Mossville, Louisiana is a shadow of its former self – a community rich in natural resources and history, founded by formerly enslaved people and free people of color, where neighbors lived in harmony and were insulated from the horrors of Jim Crow. Today, however, Mossville no longer resembles the town it once was. Surrounded by 14 petrochemical plants, Mossville is the future site of apartheid-born South African-based chemical company Sasol’s newest plant – proposed as a $21.2 billion project and the largest in the western hemisphere.

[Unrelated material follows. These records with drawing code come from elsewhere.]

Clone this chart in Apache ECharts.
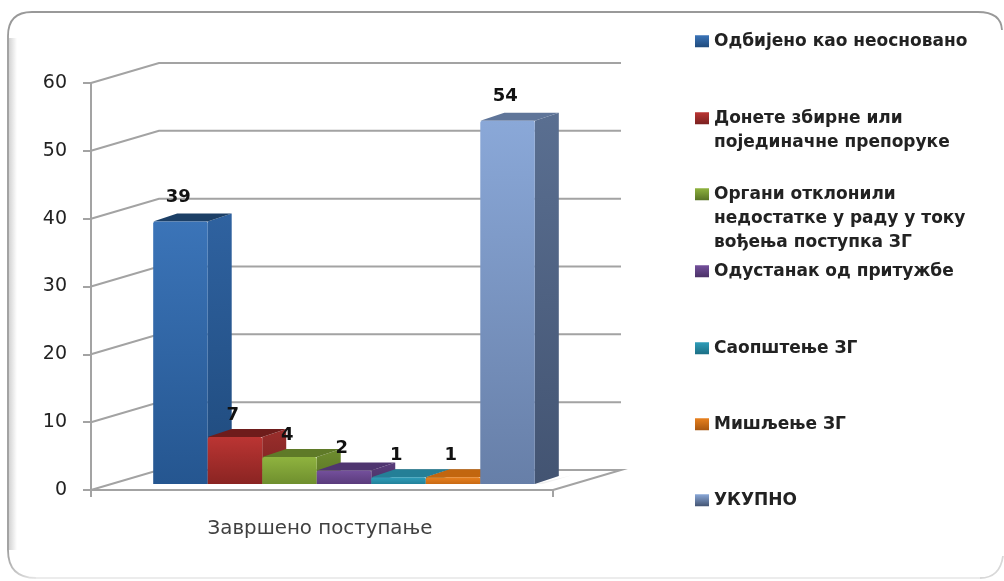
<!DOCTYPE html>
<html><head><meta charset="utf-8">
<style>html,body{margin:0;padding:0;background:#fff}#c{width:1004px;height:581px}</style>
<script src="https://cdn.jsdelivr.net/npm/echarts@6/dist/echarts.min.js"></script>
</head><body><div id="c"></div>
<script>
var categories = ['Завршено поступање'];
var seriesNames = ['Одбијено као неосновано','Донете збирне или\nпојединачне препоруке','Органи отклонили\nнедостатке у раду у току\nвођења поступка ЗГ','Одустанак од притужбе','Саопштење ЗГ','Мишљење ЗГ','УКУПНО'];
var seriesValues = [39,7,4,2,1,1,54];
var yTicks = [0,10,20,30,40,50,60];
var legendTops = [29,106,182,259,336,412,488];
var palette = [
 {f0:'#3b74b8',f1:'#255690',s0:'#2f62a0',s1:'#1f4a7c',t:'#1c3f66'},
 {f0:'#bb3533',f1:'#8a2422',s0:'#9a2e2c',s1:'#7a2120',t:'#6e1c1b'},
 {f0:'#8fb33f',f1:'#6f8f2e',s0:'#6f8d2f',s1:'#587325',t:'#5f7a28'},
 {f0:'#74509c',f1:'#5a3b7c',s0:'#5a3d7c',s1:'#4a3166',t:'#4f3570'},
 {f0:'#2f9db9',f1:'#22829b',s0:'#22829b',s1:'#1c6f85',t:'#247f97'},
 {f0:'#e8811f',f1:'#c96a14',s0:'#c96a14',s1:'#a85710',t:'#c2660f'},
 {f0:'#8aa8d8',f1:'#677fa8',s0:'#5a6f91',s1:'#435472',t:'#5f7599'}
];
var LINE = '#a3a3a3';
var WALL = {dx:68, dy:-20};
var BAR = {inset:22, lift:-6, dx:24, dy:-8, widthFrac:0.118, scale:0.992};
function vgrad(a,b){return {type:'linear',x:0,y:0,x2:0,y2:1,colorStops:[{offset:0,color:a},{offset:1,color:b}]};}

var series = [];
series.push({
  type:'custom', name:'walls', z:1, silent:true,
  data: yTicks.map(function(v){return [0,v];}),
  encode:{x:0,y:1},
  renderItem:function(params,api){
    var cs=params.coordSys, v=api.value(1), y=api.coord([0,v])[1], L=cs.x, R=cs.x+cs.width;
    var pts=[[L,y],[L+WALL.dx,y+WALL.dy],[R+WALL.dx,y+WALL.dy]];
    if(v===0) pts.push([R,y]);
    return {type:'polyline',shape:{points:pts},style:{stroke:LINE,lineWidth:2,fill:null}};
  }
});
seriesNames.forEach(function(name,i){
  var p=palette[i];
  series.push({
    type:'custom', name:name, z:2+i,
    data:[[0,seriesValues[i]]],
    encode:{x:0,y:1},
    itemStyle:{color:p.f0},
    renderItem:function(params,api){
      var v=api.value(1), base=api.coord([0,0]), top=api.coord([0,v]);
      var band=api.size([1,0])[0], w=band*BAR.widthFrac;
      var x0=base[0]+BAR.inset+(i-3.5)*w, x1=x0+w;
      var yb=base[1]+BAR.lift, yt=yb-(base[1]-top[1])*BAR.scale;
      var dx=BAR.dx, dy=BAR.dy, kids=[];
      if(i===seriesNames.length-1){
        kids.push({type:'polygon',shape:{points:[[x1,yb],[x1+dx+10,yb+dy],[x1+dx+14,yb+dy-1],[x1+8,yb]]},style:{fill:'rgba(0,0,0,0.06)'}});
      }
      kids.push(
        {type:'polygon',shape:{points:[[x1,yb],[x1+dx,yb+dy],[x1+dx,yt+dy],[x1,yt]]},style:{fill:vgrad(p.s0,p.s1)}},
        {type:'polygon',shape:{points:[[x0,yt],[x0+dx,yt+dy],[x1+dx,yt+dy],[x1,yt]]},style:{fill:p.t}},
        {type:'rect',shape:{x:x0,y:yt,width:w,height:yb-yt,r:[2,2,0,0]},style:{fill:vgrad(p.f0,p.f1)}},
        {type:'text',z2:50,style:{x:x0+25,y:yt-24+(v<10?2:0),text:String(v),align:'center',verticalAlign:'middle',fill:'#111',font:'bold 18px "DejaVu Sans"'}}
      );
      return {type:'group',children:kids};
    }
  });
});
var legends = seriesNames.map(function(name,i){
  var n=name.split('\n').length, H=n===1?12:24.4*n-12.4;
  var iconPath='path://M0 0H14V12H0Z M0 '+H+'H0.01Z';
  var colorStops=n===1?[{offset:0,color:palette[i].f0},{offset:1,color:palette[i].s1}]:[{offset:0,color:palette[i].f0},{offset:12/H,color:palette[i].s1},{offset:1,color:palette[i].s1}];
  return {show:true,
    data:[{name:name,icon:iconPath,itemStyle:{color:{type:'linear',x:0,y:0,x2:0,y2:1,colorStops:colorStops}}}],
    left:695,top:legendTops[i],orient:'vertical',padding:0,symbolKeepAspect:false,
    itemWidth:14,itemHeight:H,itemGap:0,selectedMode:false,align:'left',
    textStyle:{fontFamily:'DejaVu Sans',fontWeight:'bold',fontSize:17,color:'#222',lineHeight:24.4}};
});
var frameStroke={stroke:'#999',lineWidth:1.8,fill:null};
var faintStroke={stroke:'#ececec',lineWidth:1.8,fill:null};
var option = {
  animation:false, backgroundColor:'#fff',
  graphic:[
    {type:'rect',z:-10,shape:{x:9,y:38,width:8,height:512},style:{fill:{type:'linear',x:0,y:0,x2:1,y2:0,colorStops:[{offset:0,color:'rgba(130,130,130,0.35)'},{offset:1,color:'rgba(130,130,130,0)'}]}}},
    {type:'line',z:-9,shape:{x1:8,y1:550,x2:8,y2:36},style:frameStroke},
    {type:'bezierCurve',z:-9,shape:{x1:8,y1:36,cpx1:8,cpy1:12,x2:32,y2:12},style:frameStroke},
    {type:'line',z:-9,shape:{x1:32,y1:12,x2:978,y2:12},style:frameStroke},
    {type:'bezierCurve',z:-9,shape:{x1:978,y1:12,cpx1:1001,cpy1:12,x2:1002,y2:30},style:frameStroke},
    {type:'bezierCurve',z:-9,shape:{x1:8,y1:550,cpx1:8,cpy1:578,x2:36,y2:578},style:{stroke:{type:'linear',x:0,y:0,x2:1,y2:1,colorStops:[{offset:0,color:'#999'},{offset:1,color:'#ececec'}]},lineWidth:1.8,fill:null}},
    {type:'line',z:-9,shape:{x1:36,y1:578,x2:980,y2:578},style:faintStroke},
    {type:'bezierCurve',z:-9,shape:{x1:980,y1:578,cpx1:1000,cpy1:578,x2:1003,y2:556},style:{stroke:'#d8d8d8',lineWidth:1.8,fill:null}}
  ],
  legend:legends,
  grid:{left:91,top:83,width:462,height:407},
  xAxis:{type:'category',data:categories,
    axisTick:{show:true,length:7,lineStyle:{color:LINE,width:2}},
    axisLine:{show:true,lineStyle:{color:LINE,width:2}},
    axisLabel:{fontFamily:'DejaVu Sans',fontSize:19.8,color:'#404040',margin:29,padding:[0,4,0,0]}},
  yAxis:{type:'value',min:0,max:60,interval:10,splitLine:{show:false},
    axisLine:{show:true,lineStyle:{color:LINE,width:2}},
    axisTick:{show:true,length:8,lineStyle:{color:LINE,width:2}},
    axisLabel:{fontFamily:'DejaVu Sans',fontSize:19,color:'#222',margin:24,padding:[4,0,0,0]}},
  series:series
};
echarts.init(document.getElementById('c'),null,{renderer:'canvas'}).setOption(option);
</script></body></html>
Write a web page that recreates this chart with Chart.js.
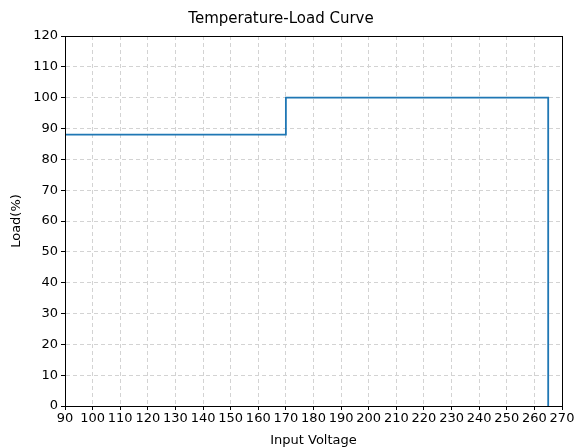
<!DOCTYPE html>
<html>
<head>
<meta charset="utf-8">
<script src="https://cdn.jsdelivr.net/npm/chart.js@4"></script>
<style>
  html, body { margin: 0; padding: 0; background: #fff; }
  #wrap { width: 577px; height: 448px; }
</style>
</head>
<body>
<div id="wrap"><canvas id="chart"></canvas></div>
<script>
const voltage = [90, 170, 170, 265, 265];
const load = [88, 88, 100, 100, 0];
const xTicks = [90, 100, 110, 120, 130, 140, 150, 160, 170, 180, 190, 200, 210, 220, 230, 240, 250, 260, 270];
const yTicks = [0, 10, 20, 30, 40, 50, 60, 70, 80, 90, 100, 110, 120];

const font = "'DejaVu Sans', sans-serif";
const gridColor = "#d3d3d3";

// draws the full box round the plot, like matplotlib
const frame = {
  id: "frame",
  afterDraw(chart) {
    const a = chart.chartArea;
    const ctx = chart.ctx;
    ctx.save();
    ctx.strokeStyle = "#000";
    ctx.lineWidth = 1;
    ctx.setLineDash([]);
    ctx.strokeRect(Math.round(a.left) + 0.5, Math.round(a.top) + 0.5,
      Math.round(a.right - a.left), Math.round(a.bottom - a.top));
    ctx.restore();
  }
};

new Chart(document.getElementById("chart"), {
  type: "line",
  data: {
    datasets: [
      {
        data: voltage.map((v, i) => ({ x: v, y: load[i] })),
        borderColor: "#1f77b4",
        borderWidth: 1.8,
        pointRadius: 0,
        fill: false,
        tension: 0
      }
    ]
  },
  plugins: [frame],
  options: {
    responsive: true,
    maintainAspectRatio: false,
    animation: false,
    layout: {
      padding: { left: 0, right: 15, top: 0, bottom: 0 }
    },
    plugins: {
      legend: { display: false },
      tooltip: { enabled: false },
      title: {
        display: true,
        text: "Temperature-Load Curve",
        color: "#000",
        font: { family: font, size: 15, weight: "normal" },
        padding: { top: 10, bottom: 8 }
      }
    },
    scales: {
      x: {
        type: "linear",
        min: 90,
        max: 270,
        afterBuildTicks: scale => {
          scale.ticks = xTicks.map(v => ({ value: v }));
        },
        afterFit: scale => {
          scale.height = 42;
        },
        ticks: {
          autoSkip: false,
          maxRotation: 0,
          padding: 1,
          color: "#000",
          font: { family: font, size: 13 }
        },
        grid: {
          color: gridColor,
          tickColor: "#000",
          tickLength: 4,
          tickBorderDash: []
        },
        border: { display: true, color: "#000", width: 1, dash: [4, 3] },
        title: {
          display: true,
          text: "Input Voltage",
          color: "#000",
          font: { family: font, size: 13 },
          padding: { top: 0, bottom: 0 }
        }
      },
      y: {
        min: 0,
        max: 120,
        afterBuildTicks: scale => {
          scale.ticks = yTicks.map(v => ({ value: v }));
        },
        afterFit: scale => {
          scale.width = 65;
        },
        ticks: {
          padding: 3,
          color: "#000",
          font: { family: font, size: 13 }
        },
        grid: {
          color: gridColor,
          tickColor: "#000",
          tickLength: 4,
          tickBorderDash: []
        },
        border: { display: true, color: "#000", width: 1, dash: [4, 3] },
        title: {
          display: true,
          text: "Load(%)",
          color: "#000",
          font: { family: font, size: 13 },
          padding: { top: 9, bottom: 0 }
        }
      }
    }
  }
});
</script>
</body>
</html>
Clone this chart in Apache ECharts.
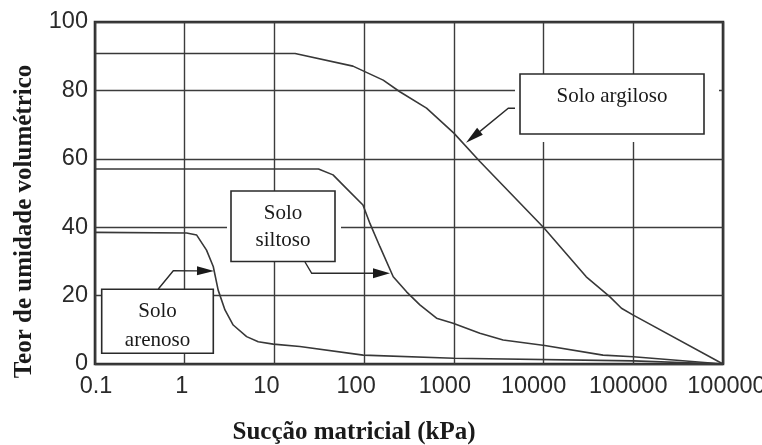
<!DOCTYPE html>
<html><head><meta charset="utf-8">
<script src="https://cdn.jsdelivr.net/npm/echarts@6/dist/echarts.min.js"></script>
<style>html,body{margin:0;padding:0;background:#fff}#c{width:762px;height:445px}</style>
</head><body><div id="c"></div>
<script>
// ---- data ----
const xTickLabels = ['0.1','1','10','100','1000','10000','100000','1000000'];
const yTickValues = [0, 20, 40, 60, 80, 100];

const suctionArgiloso  = [0.1, 17, 75, 163, 250, 496, 1000, 1950, 10000, 29900, 54600, 73800, 100000, 1000000];
const moistureArgiloso = [90.8, 90.8, 87.1, 83.0, 79.6, 74.8, 67.5, 59.2, 39.9, 25.5, 19.7, 16.3, 14.3, 0];

const suctionSiltoso  = [0.1, 31, 45, 61, 97, 116, 150, 211, 297, 418, 641, 980, 1950, 3540, 10300, 46000, 100000, 1000000];
const moistureSiltoso = [57.0, 57.0, 55.3, 51.8, 46.5, 41.1, 34.3, 25.5, 21.1, 17.3, 13.4, 11.9, 9.0, 7.0, 5.4, 2.6, 2.1, 0];

const suctionArenoso  = [0.1, 1.05, 1.36, 1.75, 2.08, 2.36, 2.81, 3.47, 4.9, 6.6, 9.7, 19.2, 97.5, 1000, 100000, 1000000];
const moistureArenoso = [38.5, 38.3, 37.7, 33.3, 28.5, 21.6, 15.8, 11.4, 8.0, 6.5, 5.8, 5.1, 2.6, 1.7, 0.9, 0];

const seriesNames = ['Solo argiloso', 'Solo siltoso', 'Solo arenoso'];
const xTitle = 'Sucção matricial (kPa)';
const yTitle = 'Teor de umidade volumétrico';

function pairs(xs, ys) { return xs.map((x, i) => [x, ys[i]]); }

// ---- layout: horizontal nudge of each x tick label (px) ----
const xLabelNudge = [1, -3, -8, -8, -9, -10, -5, 10];
const tickFont = { fontFamily: '"Liberation Sans", Arial, sans-serif', fontSize: 23.5, color: '#2a2a2a' };
const xRich = {};
xLabelNudge.forEach((s, i) => {
  xRich['n' + i] = Object.assign({ padding: s >= 0 ? [0, 0, 0, 2 * s] : [0, -2 * s, 0, 0] }, tickFont);
});

// ---- annotation helpers (layout only) ----
function arrowHead(tip, from, len, half) {
  const dx = from[0] - tip[0], dy = from[1] - tip[1];
  const d = Math.hypot(dx, dy), ux = dx / d, uy = dy / d;
  const bx = tip[0] + ux * len, by = tip[1] + uy * len;
  return { base: [bx, by], pts: [tip, [bx - uy * half, by + ux * half], [bx + uy * half, by - ux * half]] };
}
const ink = '#2a2a2a';
const boxFont = '21px "Liberation Serif", "Times New Roman", serif';
function rect(x, y, w, h, stroke) {
  return { type: 'rect', z: 100, shape: { x, y, width: w, height: h },
    style: { fill: '#fff', stroke: stroke ? ink : null, lineWidth: stroke ? 1.6 : 0 } };
}
function label(text, x, y, font, rot) {
  return { type: 'text', z: 101, x, y, rotation: rot || 0,
    style: { text, font, fill: '#1a1a1a', align: 'center', verticalAlign: 'middle' } };
}
function leader(points, tip, len, half) {
  const a = arrowHead(tip, points[points.length - 1], len, half);
  return [
    { type: 'polyline', z: 101, shape: { points: points.concat([a.base]) }, style: { stroke: ink, lineWidth: 1.4, fill: null } },
    { type: 'polygon', z: 102, shape: { points: a.pts }, style: { fill: '#1a1a1a' } }
  ];
}

const graphics = [].concat(
  // Solo argiloso
  [rect(515, 74, 204, 68, false), rect(520, 74, 184, 60, true), label('Solo argiloso', 612, 96, boxFont)],
  leader([[515, 108.3], [508.3, 108.3]], [466, 142.7], 18, 4.5),
  // Solo siltoso
  [rect(227, 191, 114, 71, false), rect(231, 191, 104, 70.5, true),
   label('Solo', 283, 213, boxFont), label('siltoso', 283, 240.7, boxFont)],
  leader([[305, 262], [311.7, 273.3]], [390, 273.3], 17, 5),
  // Solo arenoso
  [rect(101.7, 289.3, 111.6, 64, true), label('Solo', 157.5, 311.7, boxFont), label('arenoso', 157.5, 340, boxFont)],
  leader([[158.3, 289], [173.3, 270.7]], [214, 271], 17, 4.5),
  // axis titles
  [label(xTitle, 354, 433, 'bold 25px "Liberation Serif", "Times New Roman", serif'),
   label(yTitle, 25, 221.5, 'bold 25px "Liberation Serif", "Times New Roman", serif', Math.PI / 2)]
);

const lineStyle = { color: '#383838', width: 1.6 };
const gridLine = { show: true, lineStyle: { color: '#3c3c3c', width: 1.4 } };

const chart = echarts.init(document.getElementById('c'), null, { renderer: 'canvas' });
chart.setOption({
  animation: false,
  backgroundColor: '#fff',
  grid: { left: 95, right: 39, top: 22, bottom: 81, show: true, borderColor: '#2e2e2e', borderWidth: 2.6,
          containLabel: false, outerBoundsMode: 'none' },
  xAxis: {
    type: 'log', logBase: 10, min: 0.1, max: 1000000, interval: 1,
    axisLine: { show: false }, axisTick: { show: false },
    splitLine: gridLine, minorSplitLine: { show: false },
    axisLabel: Object.assign({ margin: 11, showMaxLabel: true, showMinLabel: true, hideOverlap: false,
      rich: xRich,
      formatter: v => { const i = Math.round(Math.log10(v)) + 1; return '{n' + i + '|' + xTickLabels[i] + '}'; } }, tickFont)
  },
  yAxis: {
    type: 'value', min: yTickValues[0], max: yTickValues[yTickValues.length - 1], interval: 20,
    axisLine: { show: false }, axisTick: { show: false },
    splitLine: gridLine,
    axisLabel: Object.assign({ margin: 7 }, tickFont)
  },
  series: [
    { name: seriesNames[0], type: 'line', data: pairs(suctionArgiloso, moistureArgiloso), showSymbol: false, symbol: 'none', lineStyle, z: 5 },
    { name: seriesNames[1], type: 'line', data: pairs(suctionSiltoso, moistureSiltoso), showSymbol: false, symbol: 'none', lineStyle, z: 5 },
    { name: seriesNames[2], type: 'line', data: pairs(suctionArenoso, moistureArenoso), showSymbol: false, symbol: 'none', lineStyle, z: 5 }
  ],
  graphic: { elements: graphics }
});
</script></body></html>
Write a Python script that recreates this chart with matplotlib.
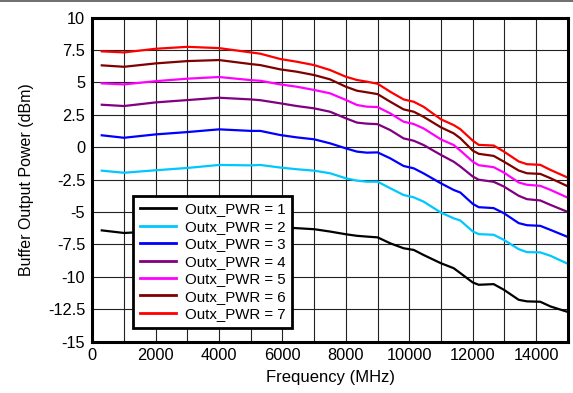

The community struggles to let go of their ancestral home, and at the center of it all is a man named Stacey Ryan, a lifelong Mossville resident. In the past 10 years, Stacey has lost much of his family to cancer and seen the neighborhood he grew up in demolished to make way for Sasol’s new multi-billion dollar project. He experiences these changes from the view of his parent’s home, a FEMA trailer smack in the middle of where the new facility is being built. He refuses to leave, having promised his dying parents to fight the sprawling chemical companies. Stacey struggles to keep his promise as his power, water, and sewage are all cut off, and his health continues to decline from ongoing chemical exposure. His dilemma is a moral one, too: he has a five-year-old son living nearby that he wants to move out of state, yet for now, the pull of that promise to his parents keeps him living in the middle of a construction site. As Sasol encroaches on citizens’ property with buyout offers, Stacey and his neighbors have to decide whether to exist in a chemical war zone, or abandon land that has been in their families for generations.
“The story of Mossville feels as relevant as ever as the Coronavirus continues to amplify the same systemic inequities that are illustrated in the film,” says director Alexander Glustrom. “We are excited to make the film available to the PBS audience in order to use this moment as an opportunity to reconstruct a more ethical and environmentally responsible society.”
MOSSVILLE: When Great Trees Fall took home Best Southern Feature Award at the Hot Springs Documentary Film Festival, and the Kathleen Bryan Edwards Human Rights Award at the Full Frame Documentary Film Festival.